Set down each line of the material that follows, exactly, with no pictures.
>> Start SUPPLIED DATA
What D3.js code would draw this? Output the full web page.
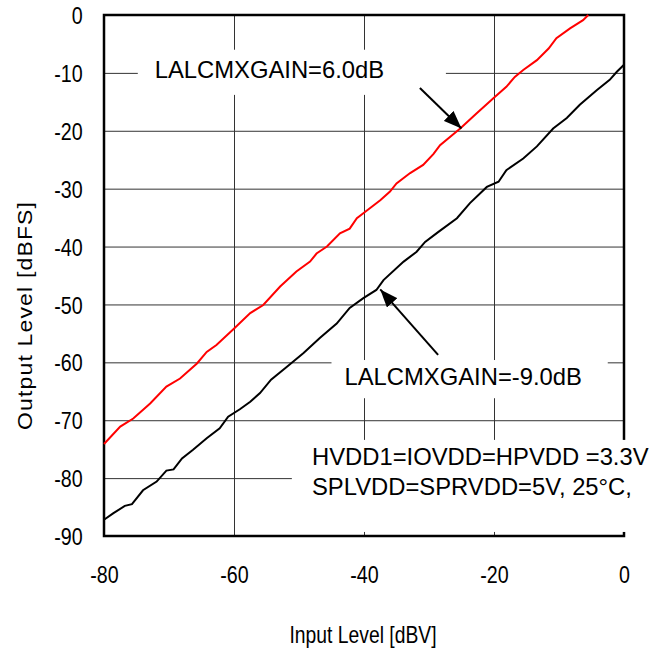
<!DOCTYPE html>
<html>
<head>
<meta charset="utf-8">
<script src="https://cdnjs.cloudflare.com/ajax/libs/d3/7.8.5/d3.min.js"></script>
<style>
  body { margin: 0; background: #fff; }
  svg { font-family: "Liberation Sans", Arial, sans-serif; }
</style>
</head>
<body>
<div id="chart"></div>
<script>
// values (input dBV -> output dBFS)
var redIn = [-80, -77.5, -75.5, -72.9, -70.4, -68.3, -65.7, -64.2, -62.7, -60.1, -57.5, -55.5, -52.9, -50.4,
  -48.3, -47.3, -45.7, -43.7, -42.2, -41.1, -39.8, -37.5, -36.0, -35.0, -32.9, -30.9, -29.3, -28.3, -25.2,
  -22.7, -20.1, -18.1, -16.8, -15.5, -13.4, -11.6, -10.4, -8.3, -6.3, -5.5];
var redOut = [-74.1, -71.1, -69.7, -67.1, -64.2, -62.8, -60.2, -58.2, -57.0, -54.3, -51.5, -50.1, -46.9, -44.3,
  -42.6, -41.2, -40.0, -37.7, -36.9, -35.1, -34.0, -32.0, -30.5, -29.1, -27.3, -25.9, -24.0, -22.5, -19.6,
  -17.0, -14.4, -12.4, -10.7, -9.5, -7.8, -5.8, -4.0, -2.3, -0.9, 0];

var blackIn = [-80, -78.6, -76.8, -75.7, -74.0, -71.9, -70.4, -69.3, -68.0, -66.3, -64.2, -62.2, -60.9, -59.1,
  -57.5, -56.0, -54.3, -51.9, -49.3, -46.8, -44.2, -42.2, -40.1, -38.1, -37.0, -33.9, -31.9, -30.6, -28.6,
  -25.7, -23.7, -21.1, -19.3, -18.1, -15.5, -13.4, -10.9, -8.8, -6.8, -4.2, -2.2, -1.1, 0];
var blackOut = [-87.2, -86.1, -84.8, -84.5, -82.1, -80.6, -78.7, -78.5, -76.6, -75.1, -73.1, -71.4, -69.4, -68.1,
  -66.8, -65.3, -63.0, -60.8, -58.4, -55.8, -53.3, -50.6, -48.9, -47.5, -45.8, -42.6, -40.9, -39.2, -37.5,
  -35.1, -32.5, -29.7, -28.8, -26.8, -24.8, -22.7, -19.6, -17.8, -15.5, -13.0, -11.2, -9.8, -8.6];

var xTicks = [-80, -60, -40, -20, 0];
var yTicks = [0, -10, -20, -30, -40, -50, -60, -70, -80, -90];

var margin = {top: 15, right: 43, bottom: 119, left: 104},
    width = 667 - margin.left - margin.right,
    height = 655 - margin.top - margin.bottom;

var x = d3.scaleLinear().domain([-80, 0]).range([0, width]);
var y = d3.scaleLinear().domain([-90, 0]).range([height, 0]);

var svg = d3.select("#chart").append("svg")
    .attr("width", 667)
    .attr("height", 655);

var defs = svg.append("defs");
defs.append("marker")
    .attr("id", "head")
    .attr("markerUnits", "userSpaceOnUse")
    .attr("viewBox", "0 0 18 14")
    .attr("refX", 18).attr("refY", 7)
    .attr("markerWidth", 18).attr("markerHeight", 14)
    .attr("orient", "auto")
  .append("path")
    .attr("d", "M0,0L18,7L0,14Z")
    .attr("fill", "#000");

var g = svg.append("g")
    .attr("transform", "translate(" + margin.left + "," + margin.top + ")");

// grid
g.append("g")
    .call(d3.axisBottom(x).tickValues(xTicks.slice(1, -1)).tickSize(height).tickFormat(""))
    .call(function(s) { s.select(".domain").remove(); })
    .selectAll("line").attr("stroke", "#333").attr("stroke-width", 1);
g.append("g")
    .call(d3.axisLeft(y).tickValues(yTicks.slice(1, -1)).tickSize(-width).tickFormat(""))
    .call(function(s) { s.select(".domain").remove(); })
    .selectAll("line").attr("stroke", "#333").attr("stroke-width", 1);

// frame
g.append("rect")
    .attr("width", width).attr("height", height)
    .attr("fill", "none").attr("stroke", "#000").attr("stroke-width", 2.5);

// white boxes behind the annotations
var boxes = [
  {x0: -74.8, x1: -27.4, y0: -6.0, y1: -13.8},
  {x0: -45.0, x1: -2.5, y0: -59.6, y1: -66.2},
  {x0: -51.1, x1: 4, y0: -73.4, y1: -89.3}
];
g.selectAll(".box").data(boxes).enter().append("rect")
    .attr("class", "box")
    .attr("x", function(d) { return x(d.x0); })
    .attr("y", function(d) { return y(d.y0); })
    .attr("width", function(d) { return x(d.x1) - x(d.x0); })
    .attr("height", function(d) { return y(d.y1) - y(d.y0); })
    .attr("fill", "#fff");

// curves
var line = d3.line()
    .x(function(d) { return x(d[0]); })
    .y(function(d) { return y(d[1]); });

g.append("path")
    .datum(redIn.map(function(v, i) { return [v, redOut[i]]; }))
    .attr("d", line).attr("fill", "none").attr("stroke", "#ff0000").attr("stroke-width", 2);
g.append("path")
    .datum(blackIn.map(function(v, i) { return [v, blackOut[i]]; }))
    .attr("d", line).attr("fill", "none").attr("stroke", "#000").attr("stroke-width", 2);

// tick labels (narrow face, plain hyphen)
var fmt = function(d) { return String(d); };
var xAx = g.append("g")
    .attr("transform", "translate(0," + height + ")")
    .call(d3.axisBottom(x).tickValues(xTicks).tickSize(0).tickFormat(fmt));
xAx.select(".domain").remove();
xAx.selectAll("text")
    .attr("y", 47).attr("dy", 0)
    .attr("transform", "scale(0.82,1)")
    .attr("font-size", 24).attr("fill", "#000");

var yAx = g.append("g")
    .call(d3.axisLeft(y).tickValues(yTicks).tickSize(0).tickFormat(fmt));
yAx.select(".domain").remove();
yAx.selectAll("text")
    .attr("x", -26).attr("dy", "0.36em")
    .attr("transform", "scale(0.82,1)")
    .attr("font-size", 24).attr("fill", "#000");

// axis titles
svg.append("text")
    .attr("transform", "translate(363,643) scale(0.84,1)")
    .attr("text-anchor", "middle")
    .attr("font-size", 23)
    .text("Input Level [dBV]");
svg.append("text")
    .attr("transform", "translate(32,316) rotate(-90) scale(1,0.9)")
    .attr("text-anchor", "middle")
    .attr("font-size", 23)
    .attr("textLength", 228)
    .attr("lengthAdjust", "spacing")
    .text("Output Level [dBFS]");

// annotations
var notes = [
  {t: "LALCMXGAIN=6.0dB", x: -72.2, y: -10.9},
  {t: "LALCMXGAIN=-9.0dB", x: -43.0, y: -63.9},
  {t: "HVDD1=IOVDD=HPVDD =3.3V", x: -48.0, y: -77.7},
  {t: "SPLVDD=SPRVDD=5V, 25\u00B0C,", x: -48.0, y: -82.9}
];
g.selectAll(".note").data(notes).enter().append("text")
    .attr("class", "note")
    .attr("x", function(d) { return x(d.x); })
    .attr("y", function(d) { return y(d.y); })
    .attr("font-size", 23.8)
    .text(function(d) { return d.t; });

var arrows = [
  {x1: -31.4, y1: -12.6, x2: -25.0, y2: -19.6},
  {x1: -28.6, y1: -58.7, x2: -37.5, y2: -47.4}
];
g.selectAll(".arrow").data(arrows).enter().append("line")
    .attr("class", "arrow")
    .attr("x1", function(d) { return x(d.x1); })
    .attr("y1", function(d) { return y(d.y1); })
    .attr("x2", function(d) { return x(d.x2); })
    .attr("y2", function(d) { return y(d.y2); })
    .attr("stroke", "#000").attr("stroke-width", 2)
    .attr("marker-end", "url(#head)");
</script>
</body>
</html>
>> End SUPPLIED DATA
* **ANSWER FOR THIS EXERCISE**
What D3.js code would draw this? Output the full web page.
<!DOCTYPE html>
<html>
<head>
<meta charset="utf-8">
<script src="https://cdnjs.cloudflare.com/ajax/libs/d3/7.8.5/d3.min.js"></script>
<style>
  body { margin: 0; background: #fff; }
  svg { font-family: "Liberation Sans", Arial, sans-serif; }
</style>
</head>
<body>
<div id="chart"></div>
<script>
// values (input dBV -> output dBFS)
var redIn = [-80, -77.5, -75.5, -72.9, -70.4, -68.3, -65.7, -64.2, -62.7, -60.1, -57.5, -55.5, -52.9, -50.4,
  -48.3, -47.3, -45.7, -43.7, -42.2, -41.1, -39.8, -37.5, -36.0, -35.0, -32.9, -30.9, -29.3, -28.3, -25.2,
  -22.7, -20.1, -18.1, -16.8, -15.5, -13.4, -11.6, -10.4, -8.3, -6.3, -5.5];
var redOut = [-74.1, -71.1, -69.7, -67.1, -64.2, -62.8, -60.2, -58.2, -57.0, -54.3, -51.5, -50.1, -46.9, -44.3,
  -42.6, -41.2, -40.0, -37.7, -36.9, -35.1, -34.0, -32.0, -30.5, -29.1, -27.3, -25.9, -24.0, -22.5, -19.6,
  -17.0, -14.4, -12.4, -10.7, -9.5, -7.8, -5.8, -4.0, -2.3, -0.9, 0];

var blackIn = [-80, -78.6, -76.8, -75.7, -74.0, -71.9, -70.4, -69.3, -68.0, -66.3, -64.2, -62.2, -60.9, -59.1,
  -57.5, -56.0, -54.3, -51.9, -49.3, -46.8, -44.2, -42.2, -40.1, -38.1, -37.0, -33.9, -31.9, -30.6, -28.6,
  -25.7, -23.7, -21.1, -19.3, -18.1, -15.5, -13.4, -10.9, -8.8, -6.8, -4.2, -2.2, -1.1, 0];
var blackOut = [-87.2, -86.1, -84.8, -84.5, -82.1, -80.6, -78.7, -78.5, -76.6, -75.1, -73.1, -71.4, -69.4, -68.1,
  -66.8, -65.3, -63.0, -60.8, -58.4, -55.8, -53.3, -50.6, -48.9, -47.5, -45.8, -42.6, -40.9, -39.2, -37.5,
  -35.1, -32.5, -29.7, -28.8, -26.8, -24.8, -22.7, -19.6, -17.8, -15.5, -13.0, -11.2, -9.8, -8.6];

var xTicks = [-80, -60, -40, -20, 0];
var yTicks = [0, -10, -20, -30, -40, -50, -60, -70, -80, -90];

var margin = {top: 15, right: 43, bottom: 119, left: 104},
    width = 667 - margin.left - margin.right,
    height = 655 - margin.top - margin.bottom;

var x = d3.scaleLinear().domain([-80, 0]).range([0, width]);
var y = d3.scaleLinear().domain([-90, 0]).range([height, 0]);

var svg = d3.select("#chart").append("svg")
    .attr("width", 667)
    .attr("height", 655);

var defs = svg.append("defs");
defs.append("marker")
    .attr("id", "head")
    .attr("markerUnits", "userSpaceOnUse")
    .attr("viewBox", "0 0 18 14")
    .attr("refX", 18).attr("refY", 7)
    .attr("markerWidth", 18).attr("markerHeight", 14)
    .attr("orient", "auto")
  .append("path")
    .attr("d", "M0,0L18,7L0,14Z")
    .attr("fill", "#000");

var g = svg.append("g")
    .attr("transform", "translate(" + margin.left + "," + margin.top + ")");

// grid
g.append("g")
    .call(d3.axisBottom(x).tickValues(xTicks.slice(1, -1)).tickSize(height).tickFormat(""))
    .call(function(s) { s.select(".domain").remove(); })
    .selectAll("line").attr("stroke", "#333").attr("stroke-width", 1);
g.append("g")
    .call(d3.axisLeft(y).tickValues(yTicks.slice(1, -1)).tickSize(-width).tickFormat(""))
    .call(function(s) { s.select(".domain").remove(); })
    .selectAll("line").attr("stroke", "#333").attr("stroke-width", 1);

// frame
g.append("rect")
    .attr("width", width).attr("height", height)
    .attr("fill", "none").attr("stroke", "#000").attr("stroke-width", 2.5);

// white boxes behind the annotations
var boxes = [
  {x0: -74.8, x1: -27.4, y0: -6.0, y1: -13.8},
  {x0: -45.0, x1: -2.5, y0: -59.6, y1: -66.2},
  {x0: -51.1, x1: 4, y0: -73.4, y1: -89.3}
];
g.selectAll(".box").data(boxes).enter().append("rect")
    .attr("class", "box")
    .attr("x", function(d) { return x(d.x0); })
    .attr("y", function(d) { return y(d.y0); })
    .attr("width", function(d) { return x(d.x1) - x(d.x0); })
    .attr("height", function(d) { return y(d.y1) - y(d.y0); })
    .attr("fill", "#fff");

// curves
var line = d3.line()
    .x(function(d) { return x(d[0]); })
    .y(function(d) { return y(d[1]); });

g.append("path")
    .datum(redIn.map(function(v, i) { return [v, redOut[i]]; }))
    .attr("d", line).attr("fill", "none").attr("stroke", "#ff0000").attr("stroke-width", 2);
g.append("path")
    .datum(blackIn.map(function(v, i) { return [v, blackOut[i]]; }))
    .attr("d", line).attr("fill", "none").attr("stroke", "#000").attr("stroke-width", 2);

// tick labels (narrow face, plain hyphen)
var fmt = function(d) { return String(d); };
var xAx = g.append("g")
    .attr("transform", "translate(0," + height + ")")
    .call(d3.axisBottom(x).tickValues(xTicks).tickSize(0).tickFormat(fmt));
xAx.select(".domain").remove();
xAx.selectAll("text")
    .attr("y", 47).attr("dy", 0)
    .attr("transform", "scale(0.82,1)")
    .attr("font-size", 24).attr("fill", "#000");

var yAx = g.append("g")
    .call(d3.axisLeft(y).tickValues(yTicks).tickSize(0).tickFormat(fmt));
yAx.select(".domain").remove();
yAx.selectAll("text")
    .attr("x", -26).attr("dy", "0.36em")
    .attr("transform", "scale(0.82,1)")
    .attr("font-size", 24).attr("fill", "#000");

// axis titles
svg.append("text")
    .attr("transform", "translate(363,643) scale(0.84,1)")
    .attr("text-anchor", "middle")
    .attr("font-size", 23)
    .text("Input Level [dBV]");
svg.append("text")
    .attr("transform", "translate(32,316) rotate(-90) scale(1,0.9)")
    .attr("text-anchor", "middle")
    .attr("font-size", 23)
    .attr("textLength", 228)
    .attr("lengthAdjust", "spacing")
    .text("Output Level [dBFS]");

// annotations
var notes = [
  {t: "LALCMXGAIN=6.0dB", x: -72.2, y: -10.9},
  {t: "LALCMXGAIN=-9.0dB", x: -43.0, y: -63.9},
  {t: "HVDD1=IOVDD=HPVDD =3.3V", x: -48.0, y: -77.7},
  {t: "SPLVDD=SPRVDD=5V, 25\u00B0C,", x: -48.0, y: -82.9}
];
g.selectAll(".note").data(notes).enter().append("text")
    .attr("class", "note")
    .attr("x", function(d) { return x(d.x); })
    .attr("y", function(d) { return y(d.y); })
    .attr("font-size", 23.8)
    .text(function(d) { return d.t; });

var arrows = [
  {x1: -31.4, y1: -12.6, x2: -25.0, y2: -19.6},
  {x1: -28.6, y1: -58.7, x2: -37.5, y2: -47.4}
];
g.selectAll(".arrow").data(arrows).enter().append("line")
    .attr("class", "arrow")
    .attr("x1", function(d) { return x(d.x1); })
    .attr("y1", function(d) { return y(d.y1); })
    .attr("x2", function(d) { return x(d.x2); })
    .attr("y2", function(d) { return y(d.y2); })
    .attr("stroke", "#000").attr("stroke-width", 2)
    .attr("marker-end", "url(#head)");
</script>
</body>
</html>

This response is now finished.